Y Francia estaba deseando que llegara la ocasión de recuperar Alsacia y Lorena. Pero no fue sólo el ansia de venganza. Mientras Alemania crecía económica y demográficamente, la otrora poderosa Francia se estancaba. El tiempo corría contra París. Por eso, para tener un ejército que pudiera hacer frente al alemán, cada vez más numeroso, decretó el servicio militar de tres años. Pero esa paridad, alcanzada con tanto sacrificio, no duraría. Encima, 1914 era un momento en el que Gran Bretaña podía ser tenida casi como una aliada. Era imposible saber cuánto duraría la buena disposición inglesa, siempre tan voluble, pero era fácil sospechar que poco. Por lo tanto, si Rusia estaba dispuesta a jugársela, no sería Francia la que la detuviera en un momento que el Elíseo consideró favorable.

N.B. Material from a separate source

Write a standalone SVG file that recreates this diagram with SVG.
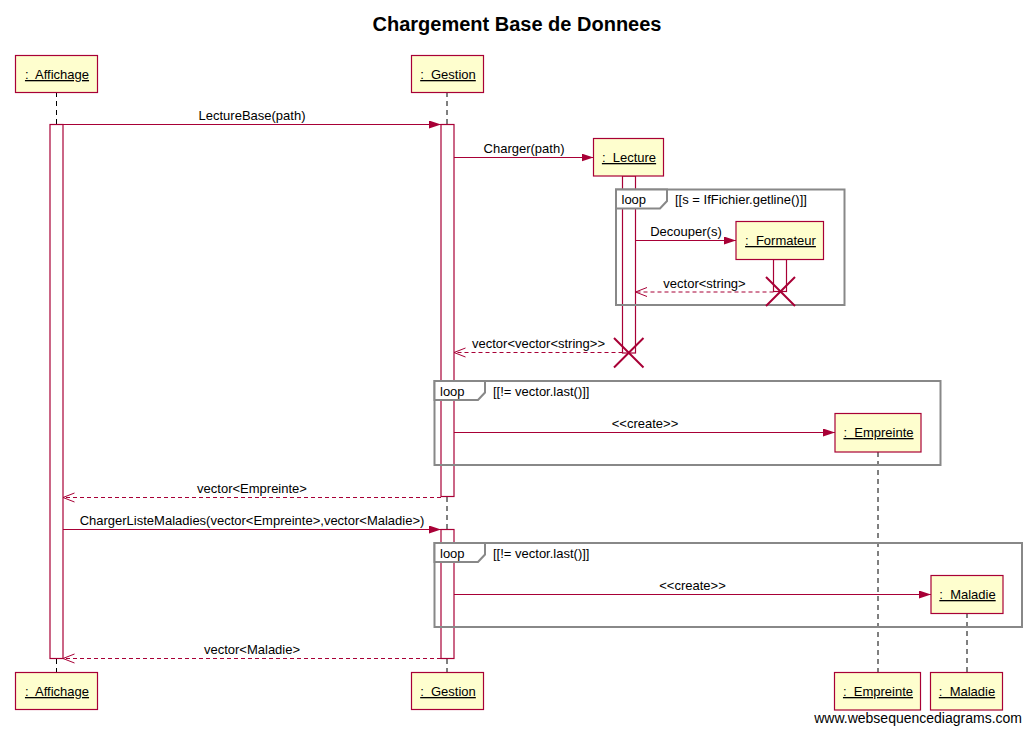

¿Y Gran Bretaña? Tenía que hacer frente a dos problemas: el primero en Europa y el otro en las colonias. En el continente había surgido una gran potencia que amenazaba con adueñarse del mismo. En su día los ingleses impidieron a españoles y franceses hacer algo similar. Parecía llegada la hora de hacer lo propio con los alemanes. Fuera, incapaces ya de tener a raya a sus rivales coloniales, se habían visto obligados a suscribir acuerdos con Francia y con Rusia para repartirse los territorios en disputa en esferas de influencia. Una vez obligada a pactar con sus adversarios, Gran Bretaña no podía oponerse a ellos en el continente porque eso pondría en peligro los acuerdos coloniales. Sus únicas opciones eran ponerse de su lado o mantenerse neutral. En el último momento decidió hacer lo primero porque Alemania violó la neutralidad de Bélgica, algo que Gran Bretaña estaba obligada a preservar por un tratado de 1839 que tenía por objeto evitar que una gran potencia se instalara al otro lado del Canal. Pero eso no fue más que un pretexto. Lo crucial fue que no podía permitir que Alemania derrotara a Francia y a Rusia, se apoderara de sus colonias y se convirtiera en ama y señora del mundo.

Y así fue como, cuando Austria quiso dar un escarmiento a Serbia, no fueron las alianzas lo que arrastró a las demás potencias, sino que lo hicieron sus intereses.